Human-to-human trust networks don’t scale beyond a certain point and are as fragile as the people in them (i.e. very fragile).
Human-to-institution trust networks scale and can be made more robust than any individual human.
Now instead of trusting that our local sheriff is just, we are asked to trust that the legal system is just. In the best case, this works far better. We are living through an interregnum of the growth in institutional trust—trust in institutions is at a low ebb—but this trend has been going on for hundreds of years at this point and likely fairly robust.
Here’s the punchline. dbt asks people to move from human-to-human trust networks to human-to-institution trust networks.
Prior to dbt, the primary way that data was passed around a company was emailed spreadsheets. When you get a spreadsheet in an email, the credibility in that spreadsheet flows directly from the human sending it to you, and you trust it exactly as much as you trust them. As a species, we are very good at assessing this kind of credibility.

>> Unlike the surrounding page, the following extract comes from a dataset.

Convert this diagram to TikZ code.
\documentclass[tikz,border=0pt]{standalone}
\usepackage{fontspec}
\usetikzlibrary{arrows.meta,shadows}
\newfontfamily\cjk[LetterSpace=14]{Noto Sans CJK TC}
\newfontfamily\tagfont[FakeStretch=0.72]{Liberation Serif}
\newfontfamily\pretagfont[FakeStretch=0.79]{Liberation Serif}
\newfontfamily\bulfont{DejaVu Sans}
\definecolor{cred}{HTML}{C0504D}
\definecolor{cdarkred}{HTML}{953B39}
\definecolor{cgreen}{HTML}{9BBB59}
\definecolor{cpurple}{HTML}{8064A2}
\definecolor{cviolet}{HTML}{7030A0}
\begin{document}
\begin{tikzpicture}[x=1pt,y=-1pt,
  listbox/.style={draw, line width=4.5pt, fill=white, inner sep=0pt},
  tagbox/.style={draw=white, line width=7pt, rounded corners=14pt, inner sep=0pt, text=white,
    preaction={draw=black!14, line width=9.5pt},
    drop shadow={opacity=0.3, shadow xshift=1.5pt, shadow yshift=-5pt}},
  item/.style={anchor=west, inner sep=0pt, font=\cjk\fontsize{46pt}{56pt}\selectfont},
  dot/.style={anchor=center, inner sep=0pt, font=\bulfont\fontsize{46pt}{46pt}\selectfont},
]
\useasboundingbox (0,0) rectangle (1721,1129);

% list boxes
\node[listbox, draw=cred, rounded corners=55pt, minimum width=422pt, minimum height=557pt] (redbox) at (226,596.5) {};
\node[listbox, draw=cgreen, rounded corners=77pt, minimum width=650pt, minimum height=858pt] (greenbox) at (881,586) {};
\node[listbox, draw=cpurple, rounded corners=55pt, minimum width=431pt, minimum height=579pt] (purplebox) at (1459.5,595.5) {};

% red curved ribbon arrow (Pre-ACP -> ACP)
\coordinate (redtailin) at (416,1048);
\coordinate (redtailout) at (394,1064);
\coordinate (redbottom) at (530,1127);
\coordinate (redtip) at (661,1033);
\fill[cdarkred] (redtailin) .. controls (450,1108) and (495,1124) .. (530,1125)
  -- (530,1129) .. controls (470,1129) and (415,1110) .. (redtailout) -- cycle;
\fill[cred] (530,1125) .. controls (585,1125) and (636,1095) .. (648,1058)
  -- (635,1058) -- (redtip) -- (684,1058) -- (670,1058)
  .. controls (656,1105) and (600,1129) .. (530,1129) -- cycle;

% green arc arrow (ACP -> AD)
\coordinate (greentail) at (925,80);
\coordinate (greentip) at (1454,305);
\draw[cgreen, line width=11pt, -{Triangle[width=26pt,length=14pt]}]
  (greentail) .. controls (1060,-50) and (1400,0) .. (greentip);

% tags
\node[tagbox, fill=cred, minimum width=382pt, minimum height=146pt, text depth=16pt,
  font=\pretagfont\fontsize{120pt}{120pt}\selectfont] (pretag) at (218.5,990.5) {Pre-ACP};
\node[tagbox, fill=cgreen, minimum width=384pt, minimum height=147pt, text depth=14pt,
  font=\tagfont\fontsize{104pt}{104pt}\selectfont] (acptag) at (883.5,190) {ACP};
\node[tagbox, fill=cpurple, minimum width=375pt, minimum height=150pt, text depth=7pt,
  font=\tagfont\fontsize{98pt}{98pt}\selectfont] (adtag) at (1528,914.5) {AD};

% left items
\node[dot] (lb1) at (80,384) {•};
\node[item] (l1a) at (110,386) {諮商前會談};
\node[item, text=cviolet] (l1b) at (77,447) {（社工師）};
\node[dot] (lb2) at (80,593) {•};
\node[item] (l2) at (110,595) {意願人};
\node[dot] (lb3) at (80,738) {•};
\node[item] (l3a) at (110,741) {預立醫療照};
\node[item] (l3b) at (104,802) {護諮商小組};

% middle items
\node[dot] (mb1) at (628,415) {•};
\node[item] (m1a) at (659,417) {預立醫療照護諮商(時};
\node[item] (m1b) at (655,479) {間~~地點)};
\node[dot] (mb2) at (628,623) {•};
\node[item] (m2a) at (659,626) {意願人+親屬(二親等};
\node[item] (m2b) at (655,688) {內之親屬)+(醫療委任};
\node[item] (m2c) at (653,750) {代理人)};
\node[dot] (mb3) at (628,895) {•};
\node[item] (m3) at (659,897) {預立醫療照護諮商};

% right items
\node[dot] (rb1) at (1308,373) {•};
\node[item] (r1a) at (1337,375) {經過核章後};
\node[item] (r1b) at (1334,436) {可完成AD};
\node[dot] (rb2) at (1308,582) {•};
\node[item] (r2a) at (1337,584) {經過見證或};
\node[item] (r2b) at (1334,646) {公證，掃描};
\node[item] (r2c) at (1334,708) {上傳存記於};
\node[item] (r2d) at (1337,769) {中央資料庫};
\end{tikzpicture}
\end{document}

After dbt, the way data moves through a company is querying a set of curated tables maintained through a (seemingly) arcane process. Those of us who produce those tables understand and trust the process. We know how to introspect it, how to assess its credibility. Did the job run? Did the tests pass? Did anyone merge code and did the CI run? We have very high trust for the institution.
To those on the outside, understanding of this new institution is still low. And they are now being told by the people who used to email them spreadsheets, who they used to know how to hold accountable for the accuracy of those spreadsheets, to just query the data themselves. Here are tools, go to town, trust the results, the institution is solid!

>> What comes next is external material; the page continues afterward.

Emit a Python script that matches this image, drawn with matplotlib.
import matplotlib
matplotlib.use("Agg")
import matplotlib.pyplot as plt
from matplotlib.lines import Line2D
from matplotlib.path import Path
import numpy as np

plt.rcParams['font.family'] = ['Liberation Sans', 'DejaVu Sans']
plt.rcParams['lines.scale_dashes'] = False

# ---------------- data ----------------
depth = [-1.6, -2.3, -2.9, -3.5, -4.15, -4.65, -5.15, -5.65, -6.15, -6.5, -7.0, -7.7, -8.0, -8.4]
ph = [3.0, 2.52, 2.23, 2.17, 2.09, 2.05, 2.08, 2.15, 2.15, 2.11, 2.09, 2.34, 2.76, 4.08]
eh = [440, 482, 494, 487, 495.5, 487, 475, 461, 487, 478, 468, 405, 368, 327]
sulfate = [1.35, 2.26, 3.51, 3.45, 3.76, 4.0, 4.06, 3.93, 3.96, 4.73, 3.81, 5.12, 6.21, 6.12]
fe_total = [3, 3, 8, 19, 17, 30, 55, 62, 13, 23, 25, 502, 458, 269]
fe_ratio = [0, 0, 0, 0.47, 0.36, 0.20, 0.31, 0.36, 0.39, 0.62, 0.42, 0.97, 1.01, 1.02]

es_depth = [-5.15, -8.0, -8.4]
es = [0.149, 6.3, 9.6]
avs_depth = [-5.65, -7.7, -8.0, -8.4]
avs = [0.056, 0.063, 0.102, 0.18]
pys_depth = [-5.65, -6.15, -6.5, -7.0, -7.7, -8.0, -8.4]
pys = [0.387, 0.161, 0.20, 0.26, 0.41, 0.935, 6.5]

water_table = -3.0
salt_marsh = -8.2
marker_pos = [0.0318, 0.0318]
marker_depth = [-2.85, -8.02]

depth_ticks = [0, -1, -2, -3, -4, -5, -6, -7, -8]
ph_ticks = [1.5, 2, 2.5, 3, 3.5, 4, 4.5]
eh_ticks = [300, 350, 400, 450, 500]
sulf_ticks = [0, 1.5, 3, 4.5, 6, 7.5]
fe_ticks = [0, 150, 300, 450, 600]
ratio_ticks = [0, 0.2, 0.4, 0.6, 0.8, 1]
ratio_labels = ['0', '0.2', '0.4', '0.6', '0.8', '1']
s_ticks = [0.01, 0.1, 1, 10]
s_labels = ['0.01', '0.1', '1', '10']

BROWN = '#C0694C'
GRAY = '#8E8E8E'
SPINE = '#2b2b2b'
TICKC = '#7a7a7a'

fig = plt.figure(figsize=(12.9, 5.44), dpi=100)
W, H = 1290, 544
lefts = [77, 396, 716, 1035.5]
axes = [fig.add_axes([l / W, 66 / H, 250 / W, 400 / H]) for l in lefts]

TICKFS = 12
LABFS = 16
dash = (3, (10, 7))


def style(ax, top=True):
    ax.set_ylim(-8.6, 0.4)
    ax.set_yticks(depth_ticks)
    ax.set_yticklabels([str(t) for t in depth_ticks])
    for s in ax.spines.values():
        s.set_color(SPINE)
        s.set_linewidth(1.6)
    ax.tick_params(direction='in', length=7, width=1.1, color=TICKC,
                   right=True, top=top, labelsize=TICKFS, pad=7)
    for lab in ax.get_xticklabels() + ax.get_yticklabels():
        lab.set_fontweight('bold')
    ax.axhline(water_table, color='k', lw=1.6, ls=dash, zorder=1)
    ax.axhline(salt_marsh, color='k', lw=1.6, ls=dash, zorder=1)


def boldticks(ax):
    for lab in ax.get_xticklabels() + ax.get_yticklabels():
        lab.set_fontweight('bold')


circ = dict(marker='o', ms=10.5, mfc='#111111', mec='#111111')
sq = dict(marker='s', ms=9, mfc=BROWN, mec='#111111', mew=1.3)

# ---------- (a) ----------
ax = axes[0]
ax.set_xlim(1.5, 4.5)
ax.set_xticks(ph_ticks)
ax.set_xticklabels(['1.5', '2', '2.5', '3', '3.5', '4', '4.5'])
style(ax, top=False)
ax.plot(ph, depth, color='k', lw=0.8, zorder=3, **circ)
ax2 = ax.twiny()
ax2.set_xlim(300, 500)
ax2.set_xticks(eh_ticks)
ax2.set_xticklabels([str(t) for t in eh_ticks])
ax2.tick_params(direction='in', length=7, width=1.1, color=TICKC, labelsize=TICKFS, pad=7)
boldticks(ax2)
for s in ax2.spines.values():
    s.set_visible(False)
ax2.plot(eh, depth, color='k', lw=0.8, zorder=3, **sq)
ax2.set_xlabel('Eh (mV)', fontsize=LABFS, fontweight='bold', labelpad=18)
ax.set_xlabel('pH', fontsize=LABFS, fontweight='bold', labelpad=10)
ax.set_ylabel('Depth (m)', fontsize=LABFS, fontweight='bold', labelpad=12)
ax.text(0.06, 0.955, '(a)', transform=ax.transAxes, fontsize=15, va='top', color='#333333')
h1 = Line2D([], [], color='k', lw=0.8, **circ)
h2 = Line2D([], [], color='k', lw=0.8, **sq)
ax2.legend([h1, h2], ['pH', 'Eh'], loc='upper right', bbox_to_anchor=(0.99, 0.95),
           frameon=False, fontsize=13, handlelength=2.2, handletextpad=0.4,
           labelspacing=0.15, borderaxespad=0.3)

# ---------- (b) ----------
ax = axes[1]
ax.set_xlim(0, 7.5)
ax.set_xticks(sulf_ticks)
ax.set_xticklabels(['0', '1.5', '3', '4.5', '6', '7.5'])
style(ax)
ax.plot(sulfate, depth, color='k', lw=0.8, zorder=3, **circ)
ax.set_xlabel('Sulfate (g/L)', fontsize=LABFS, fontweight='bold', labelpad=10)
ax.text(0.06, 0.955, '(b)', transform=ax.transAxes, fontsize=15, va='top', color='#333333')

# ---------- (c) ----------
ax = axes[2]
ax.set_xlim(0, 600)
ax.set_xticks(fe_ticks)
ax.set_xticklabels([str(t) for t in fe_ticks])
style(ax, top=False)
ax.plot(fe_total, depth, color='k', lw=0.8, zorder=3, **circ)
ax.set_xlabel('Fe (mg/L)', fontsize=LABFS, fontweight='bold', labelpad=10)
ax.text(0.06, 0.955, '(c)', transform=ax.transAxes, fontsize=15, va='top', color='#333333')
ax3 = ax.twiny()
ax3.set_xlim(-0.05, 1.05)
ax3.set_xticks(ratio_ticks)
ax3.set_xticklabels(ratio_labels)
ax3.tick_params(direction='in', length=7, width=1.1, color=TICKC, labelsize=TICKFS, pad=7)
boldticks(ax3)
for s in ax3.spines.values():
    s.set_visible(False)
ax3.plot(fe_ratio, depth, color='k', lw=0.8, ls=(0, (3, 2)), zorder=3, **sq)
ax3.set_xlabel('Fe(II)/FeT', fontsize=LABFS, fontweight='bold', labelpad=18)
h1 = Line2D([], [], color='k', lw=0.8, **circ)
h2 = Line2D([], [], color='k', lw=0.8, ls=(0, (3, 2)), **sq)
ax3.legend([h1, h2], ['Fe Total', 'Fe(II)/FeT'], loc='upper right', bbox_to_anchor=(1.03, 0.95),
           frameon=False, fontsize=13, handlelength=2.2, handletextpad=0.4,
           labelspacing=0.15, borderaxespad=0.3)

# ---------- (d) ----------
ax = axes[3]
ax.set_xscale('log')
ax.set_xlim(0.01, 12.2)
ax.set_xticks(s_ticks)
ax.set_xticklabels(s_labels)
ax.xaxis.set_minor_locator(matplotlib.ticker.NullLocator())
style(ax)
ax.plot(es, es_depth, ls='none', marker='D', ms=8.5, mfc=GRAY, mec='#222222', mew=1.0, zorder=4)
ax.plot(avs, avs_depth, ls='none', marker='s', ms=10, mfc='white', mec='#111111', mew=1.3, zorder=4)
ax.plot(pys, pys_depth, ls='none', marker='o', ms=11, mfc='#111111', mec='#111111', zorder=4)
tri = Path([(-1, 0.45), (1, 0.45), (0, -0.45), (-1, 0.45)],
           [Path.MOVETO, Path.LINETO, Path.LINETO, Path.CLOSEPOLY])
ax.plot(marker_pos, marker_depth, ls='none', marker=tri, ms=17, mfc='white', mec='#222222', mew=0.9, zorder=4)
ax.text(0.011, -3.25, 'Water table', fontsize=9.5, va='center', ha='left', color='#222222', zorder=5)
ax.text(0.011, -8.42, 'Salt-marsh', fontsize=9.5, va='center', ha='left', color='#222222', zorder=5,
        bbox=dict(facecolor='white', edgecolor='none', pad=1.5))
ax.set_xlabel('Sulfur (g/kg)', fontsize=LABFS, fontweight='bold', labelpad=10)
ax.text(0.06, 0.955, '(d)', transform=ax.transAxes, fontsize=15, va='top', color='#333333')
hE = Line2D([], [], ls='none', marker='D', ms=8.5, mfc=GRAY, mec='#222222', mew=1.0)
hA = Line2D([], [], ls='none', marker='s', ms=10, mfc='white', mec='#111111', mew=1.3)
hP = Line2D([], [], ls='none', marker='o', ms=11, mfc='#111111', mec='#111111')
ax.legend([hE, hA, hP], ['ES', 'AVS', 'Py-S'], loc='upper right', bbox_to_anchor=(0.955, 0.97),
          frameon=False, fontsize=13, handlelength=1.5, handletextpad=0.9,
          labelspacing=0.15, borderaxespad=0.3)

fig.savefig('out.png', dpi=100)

Let’s just be honest here: that’s not gonna be good enough. If self-service has so far failed to achieve everything we know it can, this is a huge part of the reason. We’ve cast down a system that relied on human-to-human credibility and haven’t provided a clear alternative way to assess credibility to the people who rely on data to do their jobs.
This isn’t a critique of dbt, or of any particular product, or the MDS at large! It’s simply a recognition that the shift to the modern data stack is not only a technical transition, it’s a cultural transition. It requires brand new ways to do one of the most fundamentally human things of all: assess the credibility of knowledge.

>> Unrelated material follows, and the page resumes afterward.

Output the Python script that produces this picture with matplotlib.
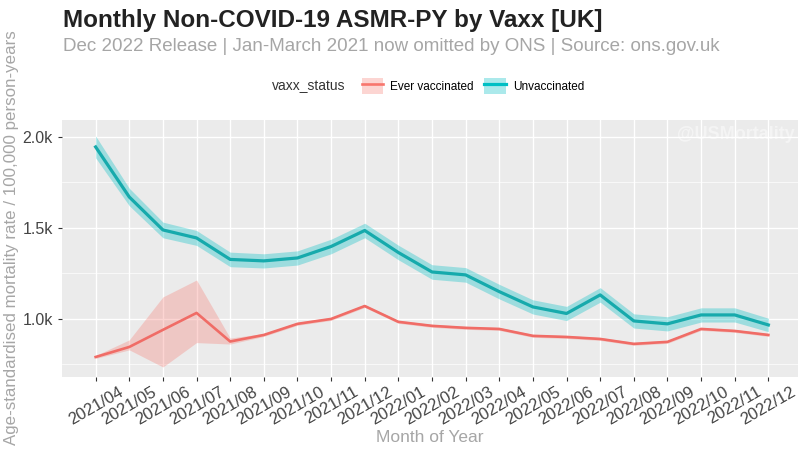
import matplotlib.pyplot as plt
from matplotlib.patches import Patch
from matplotlib.lines import Line2D

plt.rcParams['font.family'] = ['Liberation Sans', 'DejaVu Sans']

# Monthly age-standardised mortality rates (non-COVID-19) per 100,000 person-years
months = ['2021/04', '2021/05', '2021/06', '2021/07', '2021/08', '2021/09', '2021/10',
          '2021/11', '2021/12', '2022/01', '2022/02', '2022/03', '2022/04', '2022/05',
          '2022/06', '2022/07', '2022/08', '2022/09', '2022/10', '2022/11', '2022/12']

unvax_rate = [1945, 1670, 1489, 1445, 1327, 1319, 1335, 1398, 1486, 1365, 1258, 1242,
              1150, 1066, 1030, 1132, 989, 973, 1022, 1022, 967]
unvax_lower = [1885, 1622, 1446, 1404, 1287, 1280, 1296, 1358, 1446, 1325, 1218, 1202,
               1110, 1027, 991, 1092, 950, 934, 983, 983, 930]
unvax_upper = [2005, 1718, 1532, 1486, 1367, 1358, 1374, 1438, 1526, 1405, 1298, 1282,
               1190, 1105, 1069, 1172, 1028, 1012, 1061, 1061, 1004]

vax_rate = [791, 846, 940, 1033, 876, 912, 973, 1000, 1071, 984, 962, 951, 945, 907,
            901, 890, 863, 874, 945, 934, 912]
vax_lower = [783, 830, 736, 870, 862, 904, 965, 992, 1063, 976, 954, 943, 937, 899,
             893, 882, 855, 866, 937, 926, 904]
vax_upper = [799, 885, 1121, 1214, 895, 920, 981, 1008, 1079, 992, 970, 959, 953, 915,
             909, 898, 871, 882, 953, 942, 920]

series_names = ['Ever vaccinated', 'Unvaccinated']
red = '#F8766D'
teal = '#00BFC4'

x = list(range(len(months)))

fig = plt.figure(figsize=(7.98, 4.5), dpi=100)
ax = fig.add_axes([62 / 798, 73 / 450, 740 / 798, 257 / 450])
ax.set_facecolor('#EBEBEB')
for s in ax.spines.values():
    s.set_visible(False)

ax.fill_between(x, vax_lower, vax_upper, color=red, alpha=0.3, lw=0)
ax.fill_between(x, unvax_lower, unvax_upper, color=teal, alpha=0.33, lw=0)
ax.plot(x, vax_rate, color='#F06C66', lw=1.9, solid_joinstyle='round')
ax.plot(x, unvax_rate, color='#16AAAC', lw=2.3, solid_joinstyle='round')

ax.set_xlim(-1, 21)
ax.set_ylim(681, 2093)
ax.set_xticks(x)
ax.set_xticklabels(months, rotation=30, ha='center', va='top', fontsize=12,
                   color='#333333')
ax.set_yticks([1000, 1500, 2000])
ax.set_yticklabels(['1.0k', '1.5k', '2.0k'])
ax.set_yticks([750, 1250, 1750], minor=True)
ax.tick_params(axis='both', which='major', length=3, width=0.8, color='#333333',
               labelcolor='#444444', labelsize=11.5)
ax.tick_params(axis='x', pad=2, labelsize=12)
ax.tick_params(axis='y', which='minor', length=0)
ax.grid(which='major', color='white', lw=1.0)
ax.grid(which='minor', axis='y', color='white', lw=0.5)
ax.set_axisbelow(True)

# watermark
ax.text(0.99, 0.975, '@USMortality', transform=ax.transAxes, ha='right', va='top',
        fontsize=13, weight='bold', color='white', alpha=0.45)

fig.text(63 / 798, 1 - 9 / 450, 'Monthly Non-COVID-19 ASMR-PY by Vaxx [UK]',
         ha='left', va='top', fontsize=17.5, weight='bold', color='#222222')
fig.text(63 / 798, 1 - 38 / 450,
         'Dec 2022 Release | Jan-March 2021 now omitted by ONS | Source: ons.gov.uk',
         ha='left', va='top', fontsize=13.5, color='#A6A6A6')

# legend
fig.text(272 / 798, 1 - 86 / 450, 'vaxx_status', ha='left', va='center',
         fontsize=10, color='#333333')
handles = [(Patch(facecolor=red, alpha=0.3), Line2D([], [], color=red, lw=1.9)),
           (Patch(facecolor=teal, alpha=0.33), Line2D([], [], color=teal, lw=2.3))]
fig.legend(handles, series_names, loc='center left', ncol=2,
           bbox_to_anchor=(356 / 798, 1 - 86 / 450), frameon=False, fontsize=8.5,
           handlelength=1.8, handleheight=1.6, handletextpad=0.6, columnspacing=0.9,
           borderpad=0)

fig.text(430 / 798, 1 - 437 / 450, 'Month of Year', ha='center', va='center',
         fontsize=12.5, color='#A6A6A6')
fig.text(12 / 798, 1 - 238 / 450, 'Age-standardised mortality rate / 100,000 person-years',
         ha='center', va='center', rotation=90, fontsize=12.2, color='#A6A6A6')

fig.savefig('out.png', dpi=100)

There are many things going on in the space that help with this problem. Catalogs. Observability solutions. The dbt Semantic Layer. I don’t think any one of these things is a silver bullet to this problem. I do have some thoughts on what characteristics a solution would need to possess, and some ideas on what good looks like here. But for now I’m going to leave this as simply a description of the problem:
How do we empower data consumers to assess the credibility of MDS-generated data products?
If we can do this well, all of the success this community has seen to-date will be as nothing compared with what is yet to come.
FYI everything below that I’m claiming but do not explicitly cite comes from The Secret of our Success. It felt annoying cite the same book over and over again when trying to summarize its key points.